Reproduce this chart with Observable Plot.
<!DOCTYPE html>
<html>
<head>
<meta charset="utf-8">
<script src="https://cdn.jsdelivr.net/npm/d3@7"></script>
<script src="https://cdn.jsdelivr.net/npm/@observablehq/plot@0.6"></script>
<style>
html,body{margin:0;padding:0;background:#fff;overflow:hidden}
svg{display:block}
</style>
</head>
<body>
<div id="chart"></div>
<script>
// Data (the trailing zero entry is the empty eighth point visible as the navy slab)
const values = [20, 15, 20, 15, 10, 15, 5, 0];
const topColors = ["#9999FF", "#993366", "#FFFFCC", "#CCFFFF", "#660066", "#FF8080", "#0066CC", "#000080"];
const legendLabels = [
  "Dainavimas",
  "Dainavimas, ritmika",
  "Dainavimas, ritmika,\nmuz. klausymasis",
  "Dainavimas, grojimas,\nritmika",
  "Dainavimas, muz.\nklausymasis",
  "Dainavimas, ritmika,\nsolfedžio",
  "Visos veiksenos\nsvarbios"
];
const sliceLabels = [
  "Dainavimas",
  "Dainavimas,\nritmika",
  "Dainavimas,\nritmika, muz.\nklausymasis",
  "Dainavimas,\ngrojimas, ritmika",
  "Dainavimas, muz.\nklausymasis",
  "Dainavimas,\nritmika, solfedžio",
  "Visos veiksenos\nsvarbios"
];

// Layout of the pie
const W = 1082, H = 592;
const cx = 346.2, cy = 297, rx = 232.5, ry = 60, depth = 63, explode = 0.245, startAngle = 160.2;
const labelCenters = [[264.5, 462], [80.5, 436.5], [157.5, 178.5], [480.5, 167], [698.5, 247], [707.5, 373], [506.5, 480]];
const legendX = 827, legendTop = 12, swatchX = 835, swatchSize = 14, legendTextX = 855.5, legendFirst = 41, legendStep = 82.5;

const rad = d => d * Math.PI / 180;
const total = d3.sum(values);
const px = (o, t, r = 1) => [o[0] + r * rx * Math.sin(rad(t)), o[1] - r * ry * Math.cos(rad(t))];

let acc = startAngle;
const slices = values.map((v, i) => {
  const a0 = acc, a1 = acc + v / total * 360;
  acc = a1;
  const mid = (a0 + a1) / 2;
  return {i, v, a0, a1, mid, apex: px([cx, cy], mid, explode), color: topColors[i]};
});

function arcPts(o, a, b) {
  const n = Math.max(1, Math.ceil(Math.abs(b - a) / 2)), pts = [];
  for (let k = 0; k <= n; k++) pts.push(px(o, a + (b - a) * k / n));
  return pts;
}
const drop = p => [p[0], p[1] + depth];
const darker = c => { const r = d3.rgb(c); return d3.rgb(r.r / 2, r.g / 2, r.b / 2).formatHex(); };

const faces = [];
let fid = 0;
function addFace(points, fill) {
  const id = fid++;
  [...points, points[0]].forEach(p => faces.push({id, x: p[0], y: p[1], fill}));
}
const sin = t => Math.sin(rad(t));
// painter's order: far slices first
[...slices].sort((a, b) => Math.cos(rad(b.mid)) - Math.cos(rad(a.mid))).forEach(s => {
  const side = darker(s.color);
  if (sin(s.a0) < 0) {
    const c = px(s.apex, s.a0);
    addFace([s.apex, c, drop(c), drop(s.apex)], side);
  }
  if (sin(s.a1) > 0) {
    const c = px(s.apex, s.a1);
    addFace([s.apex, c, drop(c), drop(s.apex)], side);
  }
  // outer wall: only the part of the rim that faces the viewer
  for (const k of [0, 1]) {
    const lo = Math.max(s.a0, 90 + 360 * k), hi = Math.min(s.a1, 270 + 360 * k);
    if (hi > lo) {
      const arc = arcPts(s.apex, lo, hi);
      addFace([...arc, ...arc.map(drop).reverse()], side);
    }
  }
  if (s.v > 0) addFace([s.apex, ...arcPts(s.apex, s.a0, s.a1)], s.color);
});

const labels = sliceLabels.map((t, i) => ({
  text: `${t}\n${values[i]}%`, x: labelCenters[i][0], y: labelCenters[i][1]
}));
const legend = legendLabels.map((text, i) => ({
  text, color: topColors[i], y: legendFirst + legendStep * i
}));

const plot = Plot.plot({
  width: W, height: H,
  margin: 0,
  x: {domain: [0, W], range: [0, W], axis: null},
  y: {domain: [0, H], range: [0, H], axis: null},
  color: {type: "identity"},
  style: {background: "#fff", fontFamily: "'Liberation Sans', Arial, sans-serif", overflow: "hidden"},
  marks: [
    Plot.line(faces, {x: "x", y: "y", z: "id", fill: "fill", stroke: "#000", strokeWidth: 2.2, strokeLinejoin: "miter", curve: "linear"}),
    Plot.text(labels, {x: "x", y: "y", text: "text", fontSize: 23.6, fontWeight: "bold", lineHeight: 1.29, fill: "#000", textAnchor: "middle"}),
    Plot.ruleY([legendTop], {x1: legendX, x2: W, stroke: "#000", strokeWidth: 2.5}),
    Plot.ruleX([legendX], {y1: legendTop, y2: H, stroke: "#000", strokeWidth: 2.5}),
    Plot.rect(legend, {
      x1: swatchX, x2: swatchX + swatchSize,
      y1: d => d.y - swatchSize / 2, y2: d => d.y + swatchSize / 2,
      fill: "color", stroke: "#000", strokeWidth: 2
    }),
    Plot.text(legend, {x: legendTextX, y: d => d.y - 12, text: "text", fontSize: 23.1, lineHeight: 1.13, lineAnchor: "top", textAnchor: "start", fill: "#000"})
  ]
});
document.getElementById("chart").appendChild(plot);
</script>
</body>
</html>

---

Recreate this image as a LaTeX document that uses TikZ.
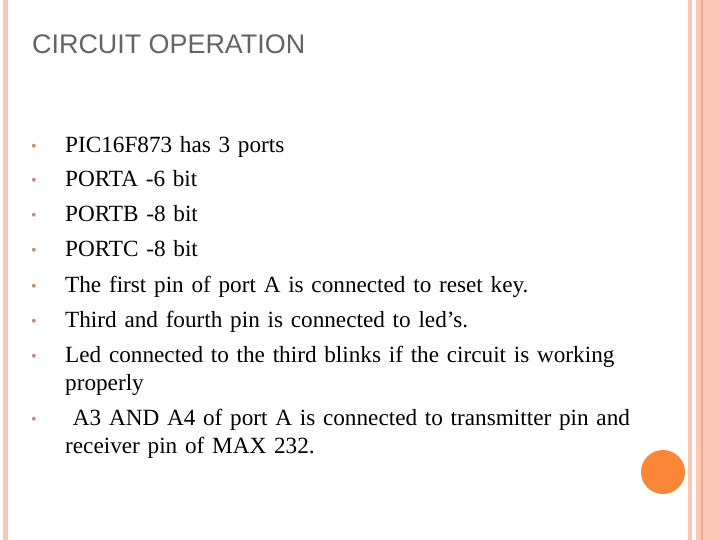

---

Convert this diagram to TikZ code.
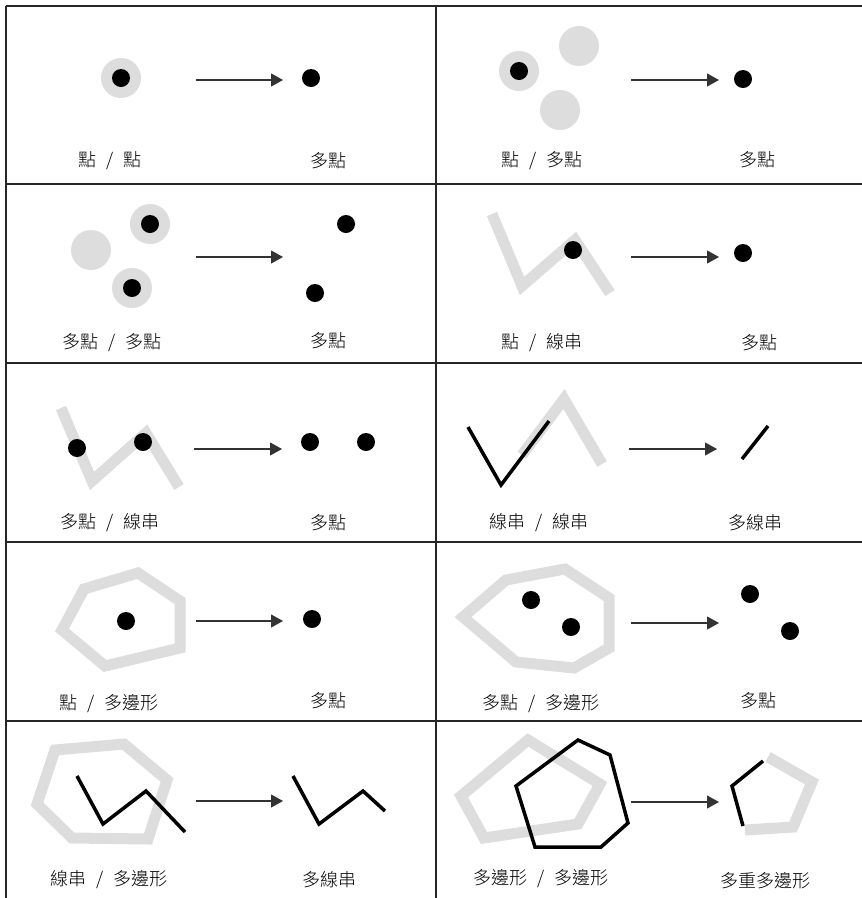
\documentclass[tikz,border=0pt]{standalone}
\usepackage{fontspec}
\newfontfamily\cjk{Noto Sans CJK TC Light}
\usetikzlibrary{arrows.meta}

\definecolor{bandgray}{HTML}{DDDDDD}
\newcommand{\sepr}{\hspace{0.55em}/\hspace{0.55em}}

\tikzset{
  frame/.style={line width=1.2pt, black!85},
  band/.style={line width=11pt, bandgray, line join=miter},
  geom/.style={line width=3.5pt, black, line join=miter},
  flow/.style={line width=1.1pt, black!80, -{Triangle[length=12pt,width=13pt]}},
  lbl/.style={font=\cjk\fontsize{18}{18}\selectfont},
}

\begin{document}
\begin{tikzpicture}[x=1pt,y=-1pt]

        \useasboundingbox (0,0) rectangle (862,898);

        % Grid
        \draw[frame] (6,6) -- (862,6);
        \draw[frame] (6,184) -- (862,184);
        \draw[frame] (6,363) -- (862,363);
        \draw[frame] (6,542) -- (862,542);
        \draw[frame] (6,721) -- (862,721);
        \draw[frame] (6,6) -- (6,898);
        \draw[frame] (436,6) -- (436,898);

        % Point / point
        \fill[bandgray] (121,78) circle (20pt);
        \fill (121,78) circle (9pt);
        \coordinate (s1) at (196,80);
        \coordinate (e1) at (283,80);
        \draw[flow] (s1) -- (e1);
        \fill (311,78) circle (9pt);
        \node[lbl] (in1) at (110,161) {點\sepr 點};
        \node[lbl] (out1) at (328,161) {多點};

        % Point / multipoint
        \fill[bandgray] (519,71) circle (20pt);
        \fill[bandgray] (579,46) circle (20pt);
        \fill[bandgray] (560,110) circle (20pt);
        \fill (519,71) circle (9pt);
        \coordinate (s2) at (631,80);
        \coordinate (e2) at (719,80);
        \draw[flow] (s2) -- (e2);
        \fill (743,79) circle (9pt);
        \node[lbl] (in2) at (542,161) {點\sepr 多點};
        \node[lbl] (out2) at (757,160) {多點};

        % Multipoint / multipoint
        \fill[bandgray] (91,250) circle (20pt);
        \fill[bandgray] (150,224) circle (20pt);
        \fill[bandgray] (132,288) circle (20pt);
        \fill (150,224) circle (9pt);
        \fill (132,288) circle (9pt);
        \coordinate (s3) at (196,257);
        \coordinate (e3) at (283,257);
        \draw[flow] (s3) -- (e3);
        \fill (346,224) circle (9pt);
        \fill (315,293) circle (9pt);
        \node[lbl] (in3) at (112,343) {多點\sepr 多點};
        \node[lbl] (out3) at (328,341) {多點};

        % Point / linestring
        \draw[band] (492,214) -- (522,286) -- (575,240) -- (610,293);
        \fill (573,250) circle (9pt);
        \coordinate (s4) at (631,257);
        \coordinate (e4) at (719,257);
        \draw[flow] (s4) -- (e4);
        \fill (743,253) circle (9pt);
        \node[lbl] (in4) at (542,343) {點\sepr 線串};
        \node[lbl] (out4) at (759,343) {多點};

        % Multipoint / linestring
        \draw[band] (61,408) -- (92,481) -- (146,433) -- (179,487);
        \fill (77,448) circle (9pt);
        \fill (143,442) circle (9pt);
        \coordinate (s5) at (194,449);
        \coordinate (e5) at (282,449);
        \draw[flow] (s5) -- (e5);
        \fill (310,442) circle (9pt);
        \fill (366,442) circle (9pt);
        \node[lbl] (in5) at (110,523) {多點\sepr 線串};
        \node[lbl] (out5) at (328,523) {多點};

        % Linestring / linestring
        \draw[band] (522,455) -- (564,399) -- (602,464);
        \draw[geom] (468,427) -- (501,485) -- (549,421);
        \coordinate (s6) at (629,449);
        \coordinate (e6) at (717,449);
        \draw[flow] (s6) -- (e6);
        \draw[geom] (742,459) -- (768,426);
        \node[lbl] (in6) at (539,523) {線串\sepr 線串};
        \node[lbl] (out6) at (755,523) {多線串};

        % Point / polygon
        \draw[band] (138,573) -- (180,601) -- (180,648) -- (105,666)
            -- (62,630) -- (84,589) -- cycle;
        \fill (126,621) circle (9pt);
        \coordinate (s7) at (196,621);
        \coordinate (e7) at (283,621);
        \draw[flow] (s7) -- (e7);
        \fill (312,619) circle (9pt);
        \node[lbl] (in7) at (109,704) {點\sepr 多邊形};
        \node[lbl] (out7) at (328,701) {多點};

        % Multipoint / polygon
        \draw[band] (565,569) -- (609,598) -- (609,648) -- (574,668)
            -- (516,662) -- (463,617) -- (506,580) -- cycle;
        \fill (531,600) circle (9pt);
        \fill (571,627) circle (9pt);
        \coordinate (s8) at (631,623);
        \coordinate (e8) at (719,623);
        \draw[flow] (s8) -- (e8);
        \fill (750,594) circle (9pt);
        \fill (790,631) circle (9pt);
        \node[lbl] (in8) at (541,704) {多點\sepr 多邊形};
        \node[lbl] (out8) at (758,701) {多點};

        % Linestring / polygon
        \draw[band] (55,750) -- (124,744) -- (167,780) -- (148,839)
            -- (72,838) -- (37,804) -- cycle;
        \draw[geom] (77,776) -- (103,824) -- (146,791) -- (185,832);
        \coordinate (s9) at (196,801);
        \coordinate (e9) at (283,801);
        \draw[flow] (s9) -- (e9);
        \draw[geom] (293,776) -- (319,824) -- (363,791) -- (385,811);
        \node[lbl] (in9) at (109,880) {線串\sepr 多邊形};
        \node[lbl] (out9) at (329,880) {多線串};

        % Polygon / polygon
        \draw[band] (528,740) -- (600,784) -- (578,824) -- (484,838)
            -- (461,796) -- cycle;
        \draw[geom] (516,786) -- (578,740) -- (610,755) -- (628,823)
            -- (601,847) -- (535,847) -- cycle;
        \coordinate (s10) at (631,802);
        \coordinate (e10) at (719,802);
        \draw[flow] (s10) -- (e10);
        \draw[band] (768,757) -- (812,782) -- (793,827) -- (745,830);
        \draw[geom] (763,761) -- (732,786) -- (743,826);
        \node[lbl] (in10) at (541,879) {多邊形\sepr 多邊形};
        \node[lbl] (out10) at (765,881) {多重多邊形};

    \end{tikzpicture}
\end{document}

---

Only the lines from the one with "Convert this diagram to TikZ code." down to the one with "(out1) at (328,161)" belong in your copy, both ends included; write them out exactly and skip any pictures.

→ The completed task
Convert this diagram to TikZ code.
\documentclass[tikz,border=0pt]{standalone}
\usepackage{fontspec}
\newfontfamily\cjk{Noto Sans CJK TC Light}
\usetikzlibrary{arrows.meta}

\definecolor{bandgray}{HTML}{DDDDDD}
\newcommand{\sepr}{\hspace{0.55em}/\hspace{0.55em}}

\tikzset{
  frame/.style={line width=1.2pt, black!85},
  band/.style={line width=11pt, bandgray, line join=miter},
  geom/.style={line width=3.5pt, black, line join=miter},
  flow/.style={line width=1.1pt, black!80, -{Triangle[length=12pt,width=13pt]}},
  lbl/.style={font=\cjk\fontsize{18}{18}\selectfont},
}

\begin{document}
\begin{tikzpicture}[x=1pt,y=-1pt]

        \useasboundingbox (0,0) rectangle (862,898);

        % Grid
        \draw[frame] (6,6) -- (862,6);
        \draw[frame] (6,184) -- (862,184);
        \draw[frame] (6,363) -- (862,363);
        \draw[frame] (6,542) -- (862,542);
        \draw[frame] (6,721) -- (862,721);
        \draw[frame] (6,6) -- (6,898);
        \draw[frame] (436,6) -- (436,898);

        % Point / point
        \fill[bandgray] (121,78) circle (20pt);
        \fill (121,78) circle (9pt);
        \coordinate (s1) at (196,80);
        \coordinate (e1) at (283,80);
        \draw[flow] (s1) -- (e1);
        \fill (311,78) circle (9pt);
        \node[lbl] (in1) at (110,161) {點\sepr 點};
        \node[lbl] (out1) at (328,161) {多點};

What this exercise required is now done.